This article first appeared in Aerospace Daily & Defense Report.
Work to refine concepts for a large cargo rotorcraft is moving ahead under the U.S. Army-led Joint Heavy Lift (JHL) technology effort.
JHL is the vertical take-off and landing candidate for the U.S. Air Force/Army Joint Future Theater Lift (JFTL) requirement.The first of three contracts to extend previous concept definition and analysis (CDA) work for another two years has been awarded, with the others to follow over the next week or two, says the Army's Aviation Applied Technology Directorate (AATD).
Contracts are being awarded to Bell-Boeing for the Quad Tilt Rotor, Karem Aircraft/Lockheed Martin for the Optimum Speed Tilt Rotor and Sikorsky for the coaxial-rotor X2 High Speed Lifter. The teams will update their designs to meet the new JHL model performance specification (MPS), which includes several new mission profiles that drive different aspects of the design.

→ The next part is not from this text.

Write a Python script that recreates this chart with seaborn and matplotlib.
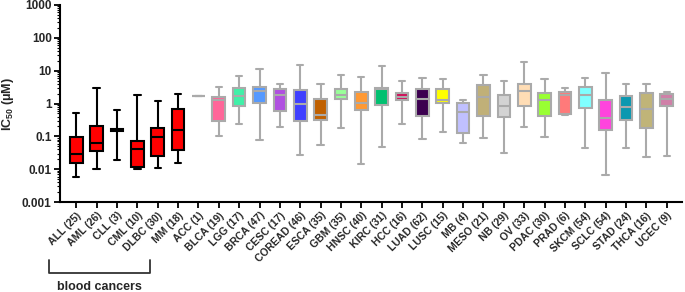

The contractors ''have a requirement to provide an immediate assessment of the impact of the new MPS within 30 days of contract award," says Bruce Tenney, AATD associate director for technology. ''The government is going to do a gut check on the MPS changes and decide if a near-term update is needed for completion of the CDA."
Previous CDA studies assumed a payload of 20 tons and a C-130-size cargo box, but growth in the weight of Army Future Combat Systems vehicles has pushed the requirement closer to 30 tons and an A400M-size cargo box. The merger of JHL with the Air Force's Advanced Joint Air Combat System requirement under JFTL has also placed a greater emphasis on speed.
Work under the CDA extensions will help decide whether JHL needs two or four engines and whether folding will be required for seabasing operations. AATD also plans to demonstrate flight control laws that could reduce airframe loads and lower empty weight. These will be tested in the Army/NASA Rascal flying laboratory, a modified UH-60 Black Hawk helicopter.